Debate the Washington Bureaucracy

This past Wednesday’s CNN Debate offered Senator Lyndsay Graham an opportunity to express a sweeping indictment of Congress. Whether by design or by error it was refreshing to hear him admit to the reclusive value of “political capital”; that the order of the day for Republicans was to not “waste” political capital on issues that would advantage Obama and disadvantage Republicans – a tragic admission of reality in Washington, D.C. It would appear that the strategy must then be that we only fight the fights that can be won and take a pass on the ones that need fought. So much for the representative strength of conviction.

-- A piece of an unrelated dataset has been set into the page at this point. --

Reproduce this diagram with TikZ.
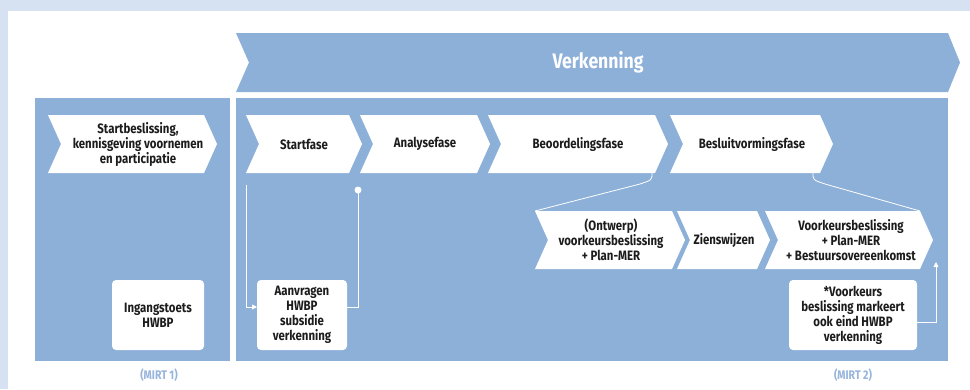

Hidden within his comment is another rarely spoken-of reality in Washington and many State and Local Governments as well. Despite the transient elected official there exists the political bureaucracy and the permanent bureaucracy both of which remain. The unelected processes and personnel expressing power and influence outside of the representative process wielding a near incomprehensible level of authority that is both ruthless as it is destructive. Then of course, lest we forget, there is the Political Two-Party Bureaucracy (as well) which splits the entire Nation along a line that is completely illusory in nature.

How can you claim to be a representative democracy when the political process excises out of the representative process an entire segment of the population not a companion to the ruling party idolatry? Is it not the case that it is “We” who “hold these truths to be self-evident?” Without question this is the fault of Congress, enacting various rules-of-order which clog the arteries of government or passing various legislative acts which include transferring regulatory-creating authority to various government agencies/departments thereby insulating themselves from the responsibility of pro-active oversight or engagement. Yet it is done with such frequency and with so comprehensive an affect that the contagion is well beyond epidemic proportions leaving Congress to claim it has insufficient “political capital” or “will” in reserve for wrestling the mess into submission.

And so, while the media-brood calls-out Candidates for their lack of “specifics”, bear in mind it is supremely irrelevant given the current climate of statist-bureaucracy where the rule is not bound or committed to perfecting the process, but instead to preserving the malignant order of a system that has bled the nation of its design. Correcting this maize of cross-purpose sludge should be among the top priorities of the next President. Debate that!